What the exercise asks: Exclude any images and output the remaining records exactly.

Data section:
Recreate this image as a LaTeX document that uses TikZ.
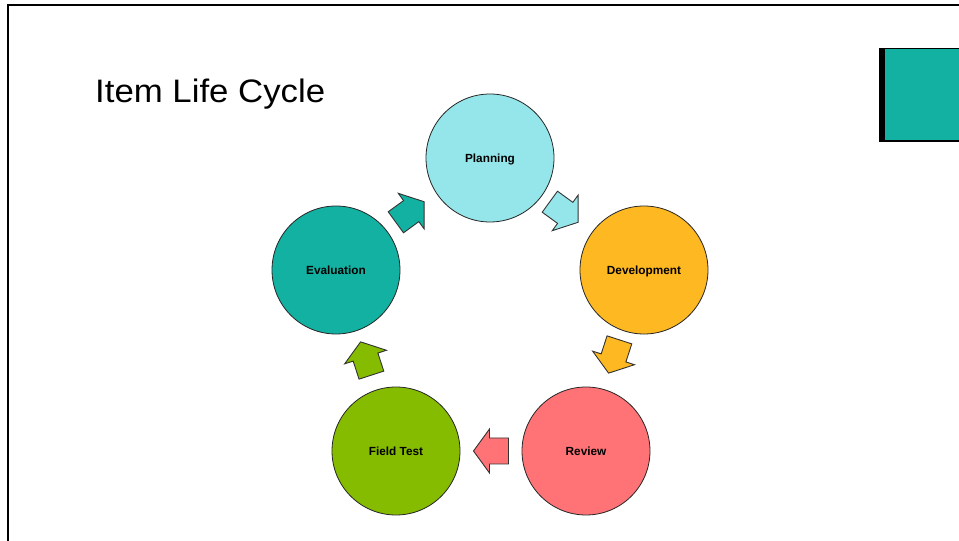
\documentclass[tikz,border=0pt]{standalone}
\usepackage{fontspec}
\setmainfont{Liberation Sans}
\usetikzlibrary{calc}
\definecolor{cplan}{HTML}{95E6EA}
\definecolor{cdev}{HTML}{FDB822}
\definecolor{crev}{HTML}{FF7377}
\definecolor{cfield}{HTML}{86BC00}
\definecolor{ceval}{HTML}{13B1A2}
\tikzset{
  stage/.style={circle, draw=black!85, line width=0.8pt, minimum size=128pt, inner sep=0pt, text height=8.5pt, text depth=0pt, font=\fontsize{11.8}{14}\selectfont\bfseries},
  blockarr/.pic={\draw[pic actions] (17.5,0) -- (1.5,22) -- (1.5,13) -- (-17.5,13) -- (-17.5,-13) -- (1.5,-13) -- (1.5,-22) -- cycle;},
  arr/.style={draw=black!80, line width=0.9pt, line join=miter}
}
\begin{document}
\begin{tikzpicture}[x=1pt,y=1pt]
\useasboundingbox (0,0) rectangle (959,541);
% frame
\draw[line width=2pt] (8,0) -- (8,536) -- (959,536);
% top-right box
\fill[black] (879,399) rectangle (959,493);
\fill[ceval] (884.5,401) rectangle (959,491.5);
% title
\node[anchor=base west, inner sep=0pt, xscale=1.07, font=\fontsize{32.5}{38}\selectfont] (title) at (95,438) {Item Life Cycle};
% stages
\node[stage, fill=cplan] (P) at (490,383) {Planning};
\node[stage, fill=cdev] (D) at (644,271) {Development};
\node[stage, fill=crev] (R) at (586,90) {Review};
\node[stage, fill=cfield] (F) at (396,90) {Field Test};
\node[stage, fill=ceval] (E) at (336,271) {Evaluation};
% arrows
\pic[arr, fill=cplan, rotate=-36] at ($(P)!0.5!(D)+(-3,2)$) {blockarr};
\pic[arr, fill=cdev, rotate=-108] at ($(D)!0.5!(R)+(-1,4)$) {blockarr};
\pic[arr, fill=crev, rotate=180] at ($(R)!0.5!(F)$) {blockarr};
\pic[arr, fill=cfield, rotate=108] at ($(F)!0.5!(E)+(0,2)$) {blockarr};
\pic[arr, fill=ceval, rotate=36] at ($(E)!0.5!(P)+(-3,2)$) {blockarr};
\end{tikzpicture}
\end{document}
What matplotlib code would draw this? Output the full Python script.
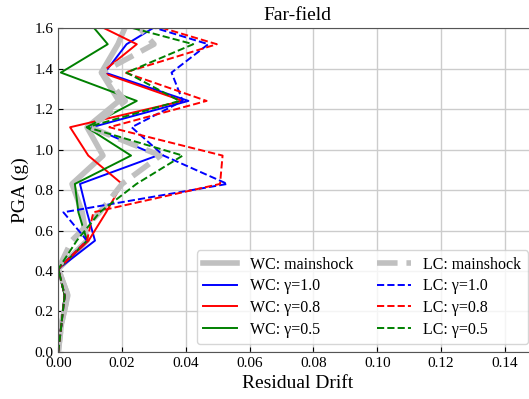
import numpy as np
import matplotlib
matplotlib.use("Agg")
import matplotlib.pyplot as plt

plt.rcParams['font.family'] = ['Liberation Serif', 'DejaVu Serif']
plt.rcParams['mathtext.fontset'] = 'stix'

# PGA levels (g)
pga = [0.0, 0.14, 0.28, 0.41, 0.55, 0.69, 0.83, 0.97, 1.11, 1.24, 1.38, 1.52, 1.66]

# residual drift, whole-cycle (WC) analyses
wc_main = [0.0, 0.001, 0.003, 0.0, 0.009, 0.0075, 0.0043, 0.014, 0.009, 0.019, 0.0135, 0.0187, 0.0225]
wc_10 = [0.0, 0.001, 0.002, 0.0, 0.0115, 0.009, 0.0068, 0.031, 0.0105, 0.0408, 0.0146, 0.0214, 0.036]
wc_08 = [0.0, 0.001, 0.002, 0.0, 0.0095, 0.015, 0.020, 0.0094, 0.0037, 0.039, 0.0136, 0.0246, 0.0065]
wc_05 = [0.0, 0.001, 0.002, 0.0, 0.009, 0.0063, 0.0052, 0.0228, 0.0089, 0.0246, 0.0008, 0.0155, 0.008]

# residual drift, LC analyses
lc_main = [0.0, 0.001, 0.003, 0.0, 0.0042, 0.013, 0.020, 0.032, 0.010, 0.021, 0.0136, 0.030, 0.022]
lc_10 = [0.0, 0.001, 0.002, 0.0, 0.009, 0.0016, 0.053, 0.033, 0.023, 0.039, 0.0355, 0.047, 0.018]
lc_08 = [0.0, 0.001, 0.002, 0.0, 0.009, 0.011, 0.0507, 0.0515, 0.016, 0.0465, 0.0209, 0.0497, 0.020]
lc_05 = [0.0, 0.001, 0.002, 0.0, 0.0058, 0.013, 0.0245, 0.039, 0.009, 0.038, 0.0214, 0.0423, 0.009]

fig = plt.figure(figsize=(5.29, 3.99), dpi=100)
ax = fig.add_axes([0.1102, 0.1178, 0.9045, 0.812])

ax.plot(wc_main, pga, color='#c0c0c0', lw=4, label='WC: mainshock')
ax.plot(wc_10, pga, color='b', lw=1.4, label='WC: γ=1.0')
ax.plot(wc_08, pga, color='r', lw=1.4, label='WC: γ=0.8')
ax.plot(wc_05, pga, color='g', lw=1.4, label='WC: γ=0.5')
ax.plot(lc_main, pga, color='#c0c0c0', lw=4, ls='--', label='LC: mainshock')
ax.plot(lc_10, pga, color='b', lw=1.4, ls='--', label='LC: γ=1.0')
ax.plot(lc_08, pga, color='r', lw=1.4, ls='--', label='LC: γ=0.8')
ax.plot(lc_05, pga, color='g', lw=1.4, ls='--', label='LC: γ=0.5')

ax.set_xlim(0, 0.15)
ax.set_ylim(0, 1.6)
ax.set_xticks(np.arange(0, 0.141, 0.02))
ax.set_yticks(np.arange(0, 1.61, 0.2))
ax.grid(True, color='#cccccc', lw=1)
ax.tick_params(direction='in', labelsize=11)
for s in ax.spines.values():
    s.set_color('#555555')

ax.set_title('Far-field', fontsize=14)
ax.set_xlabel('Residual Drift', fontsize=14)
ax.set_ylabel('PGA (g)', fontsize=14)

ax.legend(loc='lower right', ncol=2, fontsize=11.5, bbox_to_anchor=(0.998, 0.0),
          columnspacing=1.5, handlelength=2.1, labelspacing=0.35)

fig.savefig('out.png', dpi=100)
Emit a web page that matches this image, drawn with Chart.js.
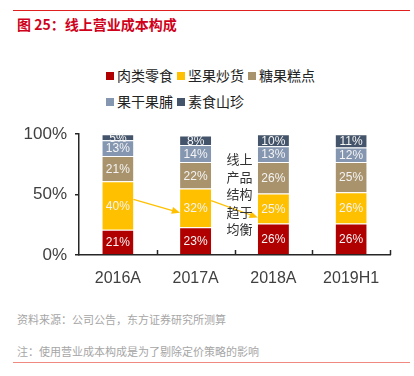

Expected answer:
Recreate this image as a LaTeX document that uses TikZ.
\documentclass[tikz,border=0pt]{standalone}
\usepackage{fontspec}
\setmainfont{Liberation Sans}
\usetikzlibrary{calc}
\definecolor{cplan}{HTML}{95E6EA}
\definecolor{cdev}{HTML}{FDB822}
\definecolor{crev}{HTML}{FF7377}
\definecolor{cfield}{HTML}{86BC00}
\definecolor{ceval}{HTML}{13B1A2}
\tikzset{
  stage/.style={circle, draw=black!85, line width=0.8pt, minimum size=128pt, inner sep=0pt, text height=8.5pt, text depth=0pt, font=\fontsize{11.8}{14}\selectfont\bfseries},
  blockarr/.pic={\draw[pic actions] (17.5,0) -- (1.5,22) -- (1.5,13) -- (-17.5,13) -- (-17.5,-13) -- (1.5,-13) -- (1.5,-22) -- cycle;},
  arr/.style={draw=black!80, line width=0.9pt, line join=miter}
}
\begin{document}
\begin{tikzpicture}[x=1pt,y=1pt]
\useasboundingbox (0,0) rectangle (959,541);
% frame
\draw[line width=2pt] (8,0) -- (8,536) -- (959,536);
% top-right box
\fill[black] (879,399) rectangle (959,493);
\fill[ceval] (884.5,401) rectangle (959,491.5);
% title
\node[anchor=base west, inner sep=0pt, xscale=1.07, font=\fontsize{32.5}{38}\selectfont] (title) at (95,438) {Item Life Cycle};
% stages
\node[stage, fill=cplan] (P) at (490,383) {Planning};
\node[stage, fill=cdev] (D) at (644,271) {Development};
\node[stage, fill=crev] (R) at (586,90) {Review};
\node[stage, fill=cfield] (F) at (396,90) {Field Test};
\node[stage, fill=ceval] (E) at (336,271) {Evaluation};
% arrows
\pic[arr, fill=cplan, rotate=-36] at ($(P)!0.5!(D)+(-3,2)$) {blockarr};
\pic[arr, fill=cdev, rotate=-108] at ($(D)!0.5!(R)+(-1,4)$) {blockarr};
\pic[arr, fill=crev, rotate=180] at ($(R)!0.5!(F)$) {blockarr};
\pic[arr, fill=cfield, rotate=108] at ($(F)!0.5!(E)+(0,2)$) {blockarr};
\pic[arr, fill=ceval, rotate=36] at ($(E)!0.5!(P)+(-3,2)$) {blockarr};
\end{tikzpicture}
\end{document}
What matplotlib code would draw this? Output the full Python script.
import numpy as np
import matplotlib
matplotlib.use("Agg")
import matplotlib.pyplot as plt

plt.rcParams['font.family'] = ['Liberation Serif', 'DejaVu Serif']
plt.rcParams['mathtext.fontset'] = 'stix'

# PGA levels (g)
pga = [0.0, 0.14, 0.28, 0.41, 0.55, 0.69, 0.83, 0.97, 1.11, 1.24, 1.38, 1.52, 1.66]

# residual drift, whole-cycle (WC) analyses
wc_main = [0.0, 0.001, 0.003, 0.0, 0.009, 0.0075, 0.0043, 0.014, 0.009, 0.019, 0.0135, 0.0187, 0.0225]
wc_10 = [0.0, 0.001, 0.002, 0.0, 0.0115, 0.009, 0.0068, 0.031, 0.0105, 0.0408, 0.0146, 0.0214, 0.036]
wc_08 = [0.0, 0.001, 0.002, 0.0, 0.0095, 0.015, 0.020, 0.0094, 0.0037, 0.039, 0.0136, 0.0246, 0.0065]
wc_05 = [0.0, 0.001, 0.002, 0.0, 0.009, 0.0063, 0.0052, 0.0228, 0.0089, 0.0246, 0.0008, 0.0155, 0.008]

# residual drift, LC analyses
lc_main = [0.0, 0.001, 0.003, 0.0, 0.0042, 0.013, 0.020, 0.032, 0.010, 0.021, 0.0136, 0.030, 0.022]
lc_10 = [0.0, 0.001, 0.002, 0.0, 0.009, 0.0016, 0.053, 0.033, 0.023, 0.039, 0.0355, 0.047, 0.018]
lc_08 = [0.0, 0.001, 0.002, 0.0, 0.009, 0.011, 0.0507, 0.0515, 0.016, 0.0465, 0.0209, 0.0497, 0.020]
lc_05 = [0.0, 0.001, 0.002, 0.0, 0.0058, 0.013, 0.0245, 0.039, 0.009, 0.038, 0.0214, 0.0423, 0.009]

fig = plt.figure(figsize=(5.29, 3.99), dpi=100)
ax = fig.add_axes([0.1102, 0.1178, 0.9045, 0.812])

ax.plot(wc_main, pga, color='#c0c0c0', lw=4, label='WC: mainshock')
ax.plot(wc_10, pga, color='b', lw=1.4, label='WC: γ=1.0')
ax.plot(wc_08, pga, color='r', lw=1.4, label='WC: γ=0.8')
ax.plot(wc_05, pga, color='g', lw=1.4, label='WC: γ=0.5')
ax.plot(lc_main, pga, color='#c0c0c0', lw=4, ls='--', label='LC: mainshock')
ax.plot(lc_10, pga, color='b', lw=1.4, ls='--', label='LC: γ=1.0')
ax.plot(lc_08, pga, color='r', lw=1.4, ls='--', label='LC: γ=0.8')
ax.plot(lc_05, pga, color='g', lw=1.4, ls='--', label='LC: γ=0.5')

ax.set_xlim(0, 0.15)
ax.set_ylim(0, 1.6)
ax.set_xticks(np.arange(0, 0.141, 0.02))
ax.set_yticks(np.arange(0, 1.61, 0.2))
ax.grid(True, color='#cccccc', lw=1)
ax.tick_params(direction='in', labelsize=11)
for s in ax.spines.values():
    s.set_color('#555555')

ax.set_title('Far-field', fontsize=14)
ax.set_xlabel('Residual Drift', fontsize=14)
ax.set_ylabel('PGA (g)', fontsize=14)

ax.legend(loc='lower right', ncol=2, fontsize=11.5, bbox_to_anchor=(0.998, 0.0),
          columnspacing=1.5, handlelength=2.1, labelspacing=0.35)

fig.savefig('out.png', dpi=100)
Emit a web page that matches this image, drawn with Chart.js.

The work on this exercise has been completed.